Options to reflect different institutional needs
Institutions can now choose from three subscription packages, each of which offers different benefits. Institutions can complement their chosen option by purchasing additional HEA services as they need to support their enhancement goals.
Finally, we reiterate that there are no changes to HEA Fellowship and that we have halted the process leading to a prospective application for a Royal Charter. We recognise that Fellowship is a key part of learning and teaching strategies and this rapidly growing community of over 74,000 HEA Fellows is the bedrock of our communities of practice.
Choosing a subscription offer
The subscriptions packages are now with Vice-Chancellors for them to consider and make their choice.
With the letter to Vice-Chancellors, we have included a form which details the specific pricing for their institution. Individual institution prices reflect FTE student numbers but importantly include discounts and adjustments applied equally to all institutions.

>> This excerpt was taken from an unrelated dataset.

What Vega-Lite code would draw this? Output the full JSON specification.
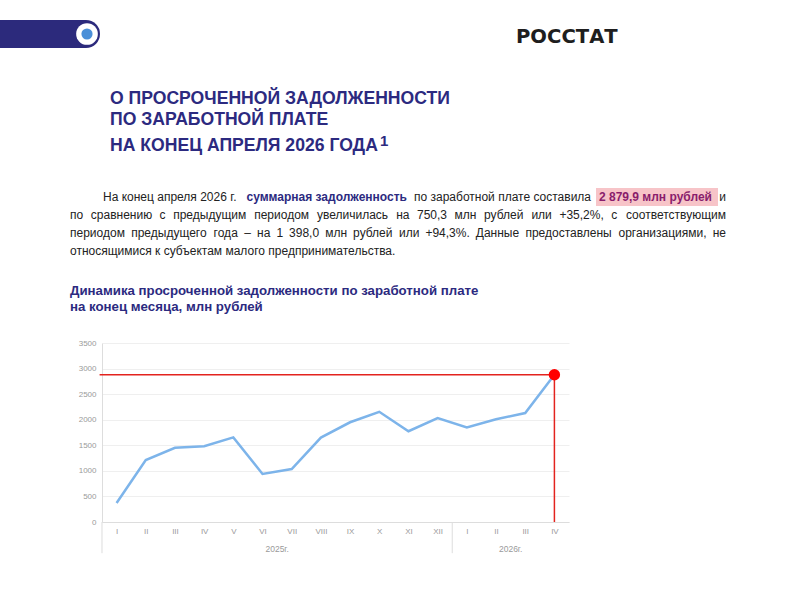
{
  "$schema": "https://vega.github.io/schema/vega-lite/v6.json",
  "width": 467,
  "height": 179,
  "autosize": {"type": "none"},
  "padding": {"left": 102, "top": 343, "right": 231, "bottom": 82},
  "background": "white",
  "config": {"view": {"stroke": null}, "font": "Liberation Sans"},
  "datasets": {
    "debt": [
      {"period": "I|2025", "month": "I", "value": 370},
      {"period": "II|2025", "month": "II", "value": 1210},
      {"period": "III|2025", "month": "III", "value": 1450},
      {"period": "IV|2025", "month": "IV", "value": 1481.9},
      {"period": "V|2025", "month": "V", "value": 1655},
      {"period": "VI|2025", "month": "VI", "value": 940},
      {"period": "VII|2025", "month": "VII", "value": 1035},
      {"period": "VIII|2025", "month": "VIII", "value": 1650},
      {"period": "IX|2025", "month": "IX", "value": 1950},
      {"period": "X|2025", "month": "X", "value": 2155},
      {"period": "XI|2025", "month": "XI", "value": 1775},
      {"period": "XII|2025", "month": "XII", "value": 2030},
      {"period": "I|2026", "month": "I", "value": 1850},
      {"period": "II|2026", "month": "II", "value": 2010},
      {"period": "III|2026", "month": "III", "value": 2129.6},
      {"period": "IV|2026", "month": "IV", "value": 2879.9}
    ],
    "ref": [{"period": "I|2025", "last": "IV|2026", "value": 2879.9}],
    "years": [
      {"period": "VI|2025", "year": "2025г."},
      {"period": "II|2026", "year": "2026г."}
    ],
    "one": [{}]
  },
  "data": {"name": "debt"},
  "layer": [
    {"data": {"name": "one"}, "mark": {"type": "rule", "stroke": "#2c2a7c", "strokeWidth": 28, "strokeCap": "round"},
      "encoding": {"x": {"value": -130}, "x2": {"value": -16}, "y": {"value": -309}, "y2": {"value": -309}}},
    {"data": {"name": "one"}, "mark": {"type": "point", "filled": true, "fill": "white", "size": 470, "opacity": 1},
      "encoding": {"x": {"value": -15}, "y": {"value": -309}}},
    {"data": {"name": "one"}, "mark": {"type": "point", "filled": true, "fill": "#4a8fd8", "size": 125, "opacity": 1},
      "encoding": {"x": {"value": -15}, "y": {"value": -309}}},
    {"data": {"name": "one"}, "mark": {"type": "text", "text": "РОССТАТ", "font": "DejaVu Sans", "fontWeight": "bold", "fontSize": 19.6, "fill": "#1e1e1e", "align": "left", "baseline": "alphabetic"},
      "encoding": {"x": {"value": 414}, "y": {"value": -300}}},
    {"data": {"name": "one"}, "mark": {"type": "text", "text": "О ПРОСРОЧЕННОЙ ЗАДОЛЖЕННОСТИ", "fontWeight": "bold", "fontSize": 17.6, "fill": "#2c2a80", "align": "left", "baseline": "alphabetic"},
      "encoding": {"x": {"value": 8}, "y": {"value": -239}}},
    {"data": {"name": "one"}, "mark": {"type": "text", "text": "ПО ЗАРАБОТНОЙ ПЛАТЕ", "fontWeight": "bold", "fontSize": 17.6, "fill": "#2c2a80", "align": "left", "baseline": "alphabetic"},
      "encoding": {"x": {"value": 8}, "y": {"value": -218}}},
    {"data": {"name": "one"}, "mark": {"type": "text", "text": "НА КОНЕЦ АПРЕЛЯ 2026 ГОДА", "fontWeight": "bold", "fontSize": 17.6, "fill": "#2c2a80", "align": "left", "baseline": "alphabetic"},
      "encoding": {"x": {"value": 8}, "y": {"value": -192}}},
    {"data": {"name": "one"}, "mark": {"type": "text", "text": "1", "fontWeight": "bold", "fontSize": 15, "fill": "#2c2a80", "align": "left", "baseline": "alphabetic"},
      "encoding": {"x": {"value": 278}, "y": {"value": -197}}},
    {"data": {"name": "one"}, "mark": {"type": "rect", "fill": "#f7c4c8"},
      "encoding": {"x": {"value": 494}, "x2": {"value": 616}, "y": {"value": -155}, "y2": {"value": -137}}},
    {"data": {"name": "one"}, "mark": {"type": "text", "text": "На конец апреля 2026 г.", "fontSize": 12, "fill": "#222222", "align": "left", "baseline": "alphabetic"},
      "encoding": {"x": {"value": 1}, "y": {"value": -142}}},
    {"data": {"name": "one"}, "mark": {"type": "text", "text": "суммарная задолженность", "fontWeight": "bold", "fontSize": 12, "fill": "#2c2a80", "align": "left", "baseline": "alphabetic"},
      "encoding": {"x": {"value": 144.5}, "y": {"value": -142}}},
    {"data": {"name": "one"}, "mark": {"type": "text", "text": "по заработной плате составила", "fontSize": 12, "fill": "#222222", "align": "left", "baseline": "alphabetic"},
      "encoding": {"x": {"value": 312}, "y": {"value": -142}}},
    {"data": {"name": "one"}, "mark": {"type": "text", "text": "2 879,9 млн рублей", "fontWeight": "bold", "fontSize": 12, "fill": "#8a1d6c", "align": "left", "baseline": "alphabetic"},
      "encoding": {"x": {"value": 497}, "y": {"value": -142}}},
    {"data": {"name": "one"}, "mark": {"type": "text", "text": "и", "fontSize": 12, "fill": "#222222", "align": "right", "baseline": "alphabetic"},
      "encoding": {"x": {"value": 624}, "y": {"value": -142}}},

    {"data": {"name": "one"}, "mark": {"type": "text", "text": "по", "fontSize": 12, "fill": "#222222", "align": "left", "baseline": "alphabetic"}, "encoding": {"x": {"value": -32}, "y": {"value": -124}}},
    {"data": {"name": "one"}, "mark": {"type": "text", "text": "сравнению", "fontSize": 12, "fill": "#222222", "align": "left", "baseline": "alphabetic"}, "encoding": {"x": {"value": -11.2}, "y": {"value": -124}}},
    {"data": {"name": "one"}, "mark": {"type": "text", "text": "с", "fontSize": 12, "fill": "#222222", "align": "left", "baseline": "alphabetic"}, "encoding": {"x": {"value": 57.6}, "y": {"value": -124}}},
    {"data": {"name": "one"}, "mark": {"type": "text", "text": "предыдущим", "fontSize": 12, "fill": "#222222", "align": "left", "baseline": "alphabetic"}, "encoding": {"x": {"value": 71.2}, "y": {"value": -124}}},
    {"data": {"name": "one"}, "mark": {"type": "text", "text": "периодом", "fontSize": 12, "fill": "#222222", "align": "left", "baseline": "alphabetic"}, "encoding": {"x": {"value": 152.2}, "y": {"value": -124}}},
    {"data": {"name": "one"}, "mark": {"type": "text", "text": "увеличилась", "fontSize": 12, "fill": "#222222", "align": "left", "baseline": "alphabetic"}, "encoding": {"x": {"value": 215}, "y": {"value": -124}}},
    {"data": {"name": "one"}, "mark": {"type": "text", "text": "на", "fontSize": 12, "fill": "#222222", "align": "left", "baseline": "alphabetic"}, "encoding": {"x": {"value": 294.2}, "y": {"value": -124}}},
    {"data": {"name": "one"}, "mark": {"type": "text", "text": "750,3", "fontSize": 12, "fill": "#222222", "align": "left", "baseline": "alphabetic"}, "encoding": {"x": {"value": 315}, "y": {"value": -124}}},
    {"data": {"name": "one"}, "mark": {"type": "text", "text": "млн", "fontSize": 12, "fill": "#222222", "align": "left", "baseline": "alphabetic"}, "encoding": {"x": {"value": 352.6}, "y": {"value": -124}}},
    {"data": {"name": "one"}, "mark": {"type": "text", "text": "рублей", "fontSize": 12, "fill": "#222222", "align": "left", "baseline": "alphabetic"}, "encoding": {"x": {"value": 382}, "y": {"value": -124}}},
    {"data": {"name": "one"}, "mark": {"type": "text", "text": "или", "fontSize": 12, "fill": "#222222", "align": "left", "baseline": "alphabetic"}, "encoding": {"x": {"value": 429.4}, "y": {"value": -124}}},
    {"data": {"name": "one"}, "mark": {"type": "text", "text": "+35,2%,", "fontSize": 12, "fill": "#222222", "align": "left", "baseline": "alphabetic"}, "encoding": {"x": {"value": 457.4}, "y": {"value": -124}}},
    {"data": {"name": "one"}, "mark": {"type": "text", "text": "с", "fontSize": 12, "fill": "#222222", "align": "left", "baseline": "alphabetic"}, "encoding": {"x": {"value": 509.3}, "y": {"value": -124}}},
    {"data": {"name": "one"}, "mark": {"type": "text", "text": "соответствующим", "fontSize": 12, "fill": "#222222", "align": "right", "baseline": "alphabetic"}, "encoding": {"x": {"value": 624}, "y": {"value": -124}}},

    {"data": {"name": "one"}, "mark": {"type": "text", "text": "периодом", "fontSize": 12, "fill": "#222222", "align": "left", "baseline": "alphabetic"}, "encoding": {"x": {"value": -32}, "y": {"value": -106}}},
    {"data": {"name": "one"}, "mark": {"type": "text", "text": "предыдущего", "fontSize": 12, "fill": "#222222", "align": "left", "baseline": "alphabetic"}, "encoding": {"x": {"value": 29.2}, "y": {"value": -106}}},
    {"data": {"name": "one"}, "mark": {"type": "text", "text": "года", "fontSize": 12, "fill": "#222222", "align": "left", "baseline": "alphabetic"}, "encoding": {"x": {"value": 111.6}, "y": {"value": -106}}},
    {"data": {"name": "one"}, "mark": {"type": "text", "text": "–", "fontSize": 12, "fill": "#222222", "align": "left", "baseline": "alphabetic"}, "encoding": {"x": {"value": 142.3}, "y": {"value": -106}}},
    {"data": {"name": "one"}, "mark": {"type": "text", "text": "на", "fontSize": 12, "fill": "#222222", "align": "left", "baseline": "alphabetic"}, "encoding": {"x": {"value": 155.1}, "y": {"value": -106}}},
    {"data": {"name": "one"}, "mark": {"type": "text", "text": "1", "fontSize": 12, "fill": "#222222", "align": "left", "baseline": "alphabetic"}, "encoding": {"x": {"value": 174.4}, "y": {"value": -106}}},
    {"data": {"name": "one"}, "mark": {"type": "text", "text": "398,0", "fontSize": 12, "fill": "#222222", "align": "left", "baseline": "alphabetic"}, "encoding": {"x": {"value": 187.1}, "y": {"value": -106}}},
    {"data": {"name": "one"}, "mark": {"type": "text", "text": "млн", "fontSize": 12, "fill": "#222222", "align": "left", "baseline": "alphabetic"}, "encoding": {"x": {"value": 223.2}, "y": {"value": -106}}},
    {"data": {"name": "one"}, "mark": {"type": "text", "text": "рублей", "fontSize": 12, "fill": "#222222", "align": "left", "baseline": "alphabetic"}, "encoding": {"x": {"value": 251.1}, "y": {"value": -106}}},
    {"data": {"name": "one"}, "mark": {"type": "text", "text": "или", "fontSize": 12, "fill": "#222222", "align": "left", "baseline": "alphabetic"}, "encoding": {"x": {"value": 297}, "y": {"value": -106}}},
    {"data": {"name": "one"}, "mark": {"type": "text", "text": "+94,3%.", "fontSize": 12, "fill": "#222222", "align": "left", "baseline": "alphabetic"}, "encoding": {"x": {"value": 323.4}, "y": {"value": -106}}},
    {"data": {"name": "one"}, "mark": {"type": "text", "text": "Данные", "fontSize": 12, "fill": "#222222", "align": "left", "baseline": "alphabetic"}, "encoding": {"x": {"value": 373.8}, "y": {"value": -106}}},
    {"data": {"name": "one"}, "mark": {"type": "text", "text": "предоставлены", "fontSize": 12, "fill": "#222222", "align": "left", "baseline": "alphabetic"}, "encoding": {"x": {"value": 423.4}, "y": {"value": -106}}},
    {"data": {"name": "one"}, "mark": {"type": "text", "text": "организациями,", "fontSize": 12, "fill": "#222222", "align": "left", "baseline": "alphabetic"}, "encoding": {"x": {"value": 516.5}, "y": {"value": -106}}},
    {"data": {"name": "one"}, "mark": {"type": "text", "text": "не", "fontSize": 12, "fill": "#222222", "align": "right", "baseline": "alphabetic"}, "encoding": {"x": {"value": 624}, "y": {"value": -106}}},

    {"data": {"name": "one"}, "mark": {"type": "text", "text": "относящимися к субъектам малого предпринимательства.", "fontSize": 12, "fill": "#222222", "align": "left", "baseline": "alphabetic"},
      "encoding": {"x": {"value": -32}, "y": {"value": -88}}},
    {"data": {"name": "one"}, "mark": {"type": "text", "text": "Динамика просроченной задолженности по заработной плате", "fontWeight": "bold", "fontSize": 13.25, "fill": "#2c2a80", "align": "left", "baseline": "alphabetic"},
      "encoding": {"x": {"value": -32}, "y": {"value": -48}}},
    {"data": {"name": "one"}, "mark": {"type": "text", "text": "на конец месяца, млн рублей", "fontWeight": "bold", "fontSize": 13.25, "fill": "#2c2a80", "align": "left", "baseline": "alphabetic"},
      "encoding": {"x": {"value": -32}, "y": {"value": -32}}},
    {
      "mark": {"type": "line", "stroke": "#7db4ea", "strokeWidth": 2.5},
      "encoding": {
        "x": {
          "field": "period", "type": "ordinal",
          "scale": {"type": "point", "padding": 0.5, "domain": ["I|2025","II|2025","III|2025","IV|2025","V|2025","VI|2025","VII|2025","VIII|2025","IX|2025","X|2025","XI|2025","XII|2025","I|2026","II|2026","III|2026","IV|2026"]},
          "axis": {"title": null, "labelExpr": "split(datum.value, '|')[0]", "labelAngle": 0, "labelColor": "#9a9a9a", "labelFontSize": 8, "labelPadding": 5, "ticks": false, "domainColor": "#dddddd", "grid": false}
        },
        "y": {
          "field": "value", "type": "quantitative",
          "scale": {"domain": [0, 3500], "nice": false},
          "axis": {"title": null, "values": [0, 500, 1000, 1500, 2000, 2500, 3000, 3500], "tickCount": 10, "format": "d", "labelOverlap": false, "labelFlush": false, "labelColor": "#9a9a9a", "labelFontSize": 8, "labelPadding": 6, "ticks": false, "domainColor": "#dddddd", "gridColor": "#efefef"}
        }
      }
    },
    {
      "transform": [{"filter": "datum.month == 'I'"}],
      "mark": {"type": "rule", "stroke": "#dddddd", "strokeWidth": 1, "xOffset": -14.6},
      "encoding": {"x": {"field": "period", "type": "ordinal"}, "y": {"datum": 0, "type": "quantitative"}, "y2": {"datum": -610}}
    },
    {
      "data": {"name": "years"},
      "mark": {"type": "text", "fill": "#9a9a9a", "fontSize": 8.5, "dx": 14.6, "dy": 27, "baseline": "middle"},
      "encoding": {"x": {"field": "period", "type": "ordinal"}, "y": {"datum": 0, "type": "quantitative"}, "text": {"field": "year"}}
    },
    {
      "data": {"name": "ref"},
      "mark": {"type": "rule", "stroke": "#e3231e", "strokeWidth": 1.5, "xOffset": -17},
      "encoding": {"x": {"field": "period", "type": "ordinal"}, "x2": {"field": "last"}, "y": {"field": "value", "type": "quantitative"}}
    },
    {
      "data": {"name": "ref"},
      "mark": {"type": "rule", "stroke": "#e3231e", "strokeWidth": 1.5},
      "encoding": {"x": {"field": "last", "type": "ordinal"}, "y": {"field": "value", "type": "quantitative"}, "y2": {"datum": 0}}
    },
    {
      "data": {"name": "ref"},
      "mark": {"type": "point", "filled": true, "fill": "#ff0000", "size": 130, "opacity": 1},
      "encoding": {"x": {"field": "last", "type": "ordinal"}, "y": {"field": "value", "type": "quantitative"}}
    }
  ]
}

The form enables institutions to indicate their preferred subscription package. HEA Partnership Managers are available to help with any questions from Vice-Chancellors. This includes a short window for any additional comment or feedback, closing on 18 May.
HEA subscription in the context of the Bell Review
In late February 2016, Universities UK established a new working group, chaired by Professor Sir David Bell, Vice-Chancellor, University of Reading, to examine the current higher education sector agency landscape and provide advice on how the work of the agencies can continue to support the sector effectively into the future.
The group aims to provide a full report, including findings and recommendations, in autumn 2016. We have responded to a request for initial input which you can read by clicking on the box below.
We welcome this review. Nevertheless, in order for you to be supported seamlessly into the new academic year from 1 August, we must continue with the current subscriptions renewal process.